### EXERCISE TASK
From the entries below, extract every line that includes the word "this".
+ + +
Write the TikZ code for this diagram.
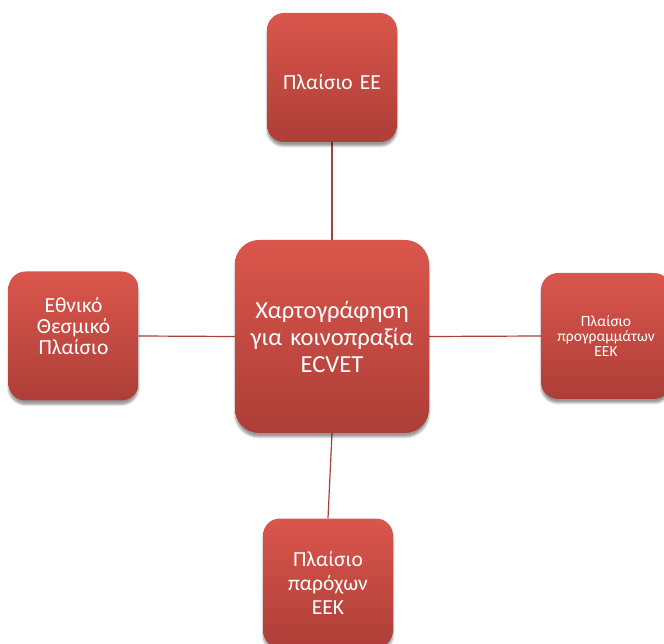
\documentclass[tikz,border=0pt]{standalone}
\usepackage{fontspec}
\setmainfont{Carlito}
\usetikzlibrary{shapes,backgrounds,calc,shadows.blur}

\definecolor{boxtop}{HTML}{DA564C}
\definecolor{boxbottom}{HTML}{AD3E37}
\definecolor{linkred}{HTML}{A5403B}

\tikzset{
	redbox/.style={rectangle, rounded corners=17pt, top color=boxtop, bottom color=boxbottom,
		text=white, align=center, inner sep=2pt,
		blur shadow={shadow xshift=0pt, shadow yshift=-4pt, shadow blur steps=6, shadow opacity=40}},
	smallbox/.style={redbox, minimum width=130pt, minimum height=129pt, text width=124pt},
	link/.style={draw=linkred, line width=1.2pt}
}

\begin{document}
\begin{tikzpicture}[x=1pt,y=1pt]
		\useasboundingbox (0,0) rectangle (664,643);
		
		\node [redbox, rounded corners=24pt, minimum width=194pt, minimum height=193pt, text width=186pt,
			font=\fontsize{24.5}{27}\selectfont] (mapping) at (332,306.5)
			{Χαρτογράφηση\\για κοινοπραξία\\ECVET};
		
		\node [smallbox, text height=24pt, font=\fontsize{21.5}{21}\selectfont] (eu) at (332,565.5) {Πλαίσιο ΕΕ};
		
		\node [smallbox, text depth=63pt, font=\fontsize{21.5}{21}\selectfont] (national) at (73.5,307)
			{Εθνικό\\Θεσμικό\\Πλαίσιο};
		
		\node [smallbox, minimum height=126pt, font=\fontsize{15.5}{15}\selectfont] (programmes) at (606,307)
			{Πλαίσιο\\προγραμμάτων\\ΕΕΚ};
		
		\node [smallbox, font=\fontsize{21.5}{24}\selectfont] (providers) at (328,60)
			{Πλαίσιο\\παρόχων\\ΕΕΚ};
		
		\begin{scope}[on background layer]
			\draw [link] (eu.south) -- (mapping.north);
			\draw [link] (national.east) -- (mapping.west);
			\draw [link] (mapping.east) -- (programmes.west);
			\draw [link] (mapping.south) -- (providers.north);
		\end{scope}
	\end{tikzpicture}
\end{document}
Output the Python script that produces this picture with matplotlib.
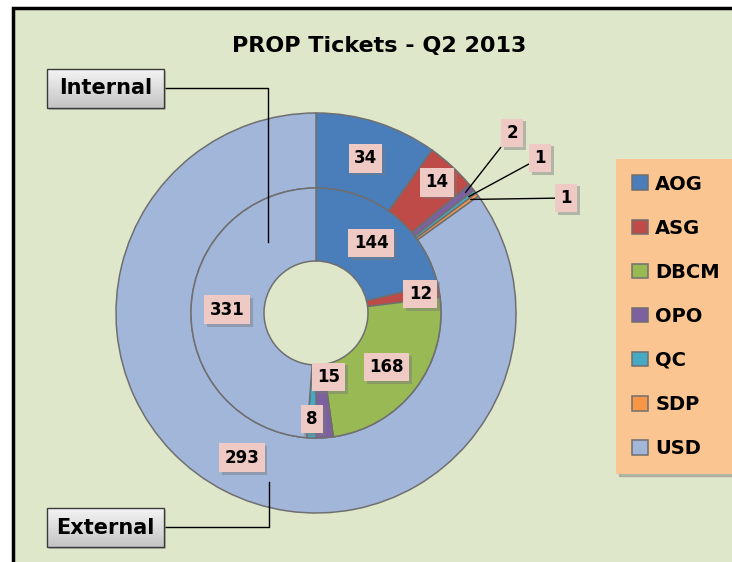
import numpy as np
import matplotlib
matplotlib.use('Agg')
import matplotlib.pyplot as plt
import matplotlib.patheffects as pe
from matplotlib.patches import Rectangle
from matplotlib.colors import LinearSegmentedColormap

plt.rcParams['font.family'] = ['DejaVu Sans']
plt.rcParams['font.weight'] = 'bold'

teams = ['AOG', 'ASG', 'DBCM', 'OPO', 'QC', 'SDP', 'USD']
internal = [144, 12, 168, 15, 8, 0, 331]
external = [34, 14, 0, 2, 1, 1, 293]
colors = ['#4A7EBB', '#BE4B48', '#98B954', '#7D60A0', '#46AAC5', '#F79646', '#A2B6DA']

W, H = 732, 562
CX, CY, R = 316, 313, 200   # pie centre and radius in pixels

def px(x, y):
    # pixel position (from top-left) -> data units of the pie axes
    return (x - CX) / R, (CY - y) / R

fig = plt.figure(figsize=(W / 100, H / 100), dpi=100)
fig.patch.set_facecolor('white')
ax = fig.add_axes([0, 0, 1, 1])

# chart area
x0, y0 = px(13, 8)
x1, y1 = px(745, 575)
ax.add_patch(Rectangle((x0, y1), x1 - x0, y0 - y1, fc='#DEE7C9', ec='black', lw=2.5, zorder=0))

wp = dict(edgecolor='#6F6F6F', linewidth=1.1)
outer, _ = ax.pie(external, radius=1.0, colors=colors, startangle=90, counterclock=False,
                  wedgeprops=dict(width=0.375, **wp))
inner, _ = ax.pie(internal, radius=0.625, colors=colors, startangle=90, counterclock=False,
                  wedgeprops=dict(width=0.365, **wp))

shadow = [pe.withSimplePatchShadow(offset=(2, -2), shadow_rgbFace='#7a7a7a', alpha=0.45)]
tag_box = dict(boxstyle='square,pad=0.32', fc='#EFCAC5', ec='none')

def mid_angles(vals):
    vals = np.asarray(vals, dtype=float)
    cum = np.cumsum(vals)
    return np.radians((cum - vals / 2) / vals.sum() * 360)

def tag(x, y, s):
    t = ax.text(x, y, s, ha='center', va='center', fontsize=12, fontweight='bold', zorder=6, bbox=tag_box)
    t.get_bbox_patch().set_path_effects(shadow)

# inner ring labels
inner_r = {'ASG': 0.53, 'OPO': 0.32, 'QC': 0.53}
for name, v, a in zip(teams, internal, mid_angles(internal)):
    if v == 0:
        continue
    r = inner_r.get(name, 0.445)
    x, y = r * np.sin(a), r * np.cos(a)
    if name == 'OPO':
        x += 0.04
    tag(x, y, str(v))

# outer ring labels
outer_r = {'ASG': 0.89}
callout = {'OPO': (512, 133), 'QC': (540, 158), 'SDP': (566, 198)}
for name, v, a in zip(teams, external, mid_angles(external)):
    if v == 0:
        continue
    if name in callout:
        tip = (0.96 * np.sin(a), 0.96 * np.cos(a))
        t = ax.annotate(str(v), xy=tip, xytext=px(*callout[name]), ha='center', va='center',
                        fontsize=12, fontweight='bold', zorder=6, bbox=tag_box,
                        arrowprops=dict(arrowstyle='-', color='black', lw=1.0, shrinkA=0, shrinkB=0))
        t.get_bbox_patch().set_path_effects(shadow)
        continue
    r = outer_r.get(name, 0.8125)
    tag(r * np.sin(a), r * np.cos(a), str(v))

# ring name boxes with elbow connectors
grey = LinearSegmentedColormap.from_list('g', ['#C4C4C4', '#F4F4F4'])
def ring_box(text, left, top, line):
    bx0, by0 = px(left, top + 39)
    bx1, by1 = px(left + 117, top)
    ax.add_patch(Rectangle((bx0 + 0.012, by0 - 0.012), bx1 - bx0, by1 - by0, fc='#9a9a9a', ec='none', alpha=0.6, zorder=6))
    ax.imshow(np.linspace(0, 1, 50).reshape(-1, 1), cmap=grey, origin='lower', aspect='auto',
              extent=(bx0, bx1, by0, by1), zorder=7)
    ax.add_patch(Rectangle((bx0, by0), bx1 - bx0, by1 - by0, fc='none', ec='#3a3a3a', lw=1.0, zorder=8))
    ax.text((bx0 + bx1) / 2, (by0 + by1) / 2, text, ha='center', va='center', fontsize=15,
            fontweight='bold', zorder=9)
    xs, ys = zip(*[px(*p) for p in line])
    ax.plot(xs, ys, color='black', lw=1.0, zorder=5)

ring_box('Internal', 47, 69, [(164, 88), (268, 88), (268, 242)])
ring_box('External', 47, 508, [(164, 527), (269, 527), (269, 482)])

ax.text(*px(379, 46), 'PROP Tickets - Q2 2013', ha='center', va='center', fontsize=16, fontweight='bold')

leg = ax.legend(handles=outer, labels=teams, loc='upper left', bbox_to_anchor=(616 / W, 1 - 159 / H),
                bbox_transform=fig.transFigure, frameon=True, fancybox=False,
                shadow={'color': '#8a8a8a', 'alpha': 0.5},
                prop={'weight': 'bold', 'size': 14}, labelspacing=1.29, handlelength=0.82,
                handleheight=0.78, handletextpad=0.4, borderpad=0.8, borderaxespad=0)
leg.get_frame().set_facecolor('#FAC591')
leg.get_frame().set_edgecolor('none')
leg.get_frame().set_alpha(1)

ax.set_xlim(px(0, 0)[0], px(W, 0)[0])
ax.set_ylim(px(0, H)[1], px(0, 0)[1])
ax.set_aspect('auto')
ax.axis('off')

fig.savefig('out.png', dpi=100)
+ + +
### OUTPUT OF THE TASK
Write the TikZ code for this diagram.
Output the Python script that produces this picture with matplotlib.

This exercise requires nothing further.